Before you travel, confirm your carrier is licensed in the state where you plan to drive rideshare. Call your carrier and ask directly: "Can you verify my policy for rideshare purposes in [state name]?" Do not assume. Verification failure locks your account.
What Happens If You Drive Rideshare Out of State Without Proper Verification
The rideshare platform will deactivate your account as soon as the verification fails. This can happen mid-trip if the platform runs a periodic verification check while you are already driving. You will be locked out until you resolve the insurance issue.
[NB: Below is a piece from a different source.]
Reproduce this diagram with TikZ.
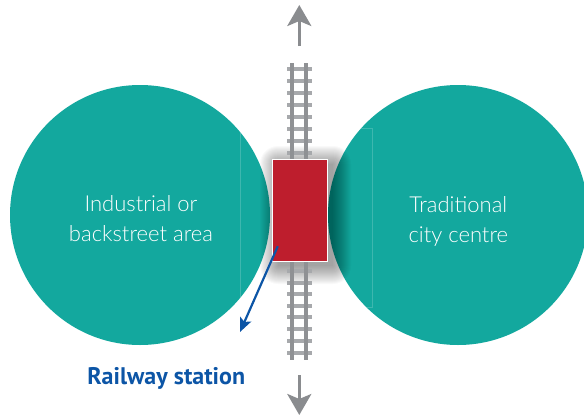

If you are involved in an accident while driving rideshare in another state without proper verification, your personal SR-22 policy will still respond as your primary liability coverage. But the rideshare platform's contingent liability policy will not cover you because you were not authorized to drive in that state. You are personally exposed for any gap between your liability limits and the claim.
Your SR-22 filing is also at risk. If your carrier discovers you were using the vehicle for rideshare out of state without disclosure, they can cancel your policy for material misrepresentation. A policy cancellation during your SR-22 filing period resets your filing clock to zero in most states. You start the required filing period over again from the cancellation date.
How to Set Up Rideshare Coverage in Another State While SR-22 Is Active
Switch to a national carrier that writes SR-22 in your home state and also has underwriting authority in the state where you want to drive rideshare. Request an SR-22 filing from the new carrier before you cancel your current policy. Once the new SR-22 is filed with your home state DMV, you can cancel the old policy without a lapse.
Add rideshare endorsement coverage to your new policy. This is required by most carriers if you drive for Uber or Lyft, and it costs approximately $10 to $30 per month depending on your state and driving history. Without this endorsement, your carrier can deny any claim that occurs while your rideshare app is open.
Verify your new carrier can confirm coverage in both states before you accept any rides. Call the rideshare platform's driver support line and confirm they can see your active insurance in both your home state and the state where you plan to drive. Do not rely on the app's automated verification. Automated systems flag SR-22 drivers more often than clean-record drivers.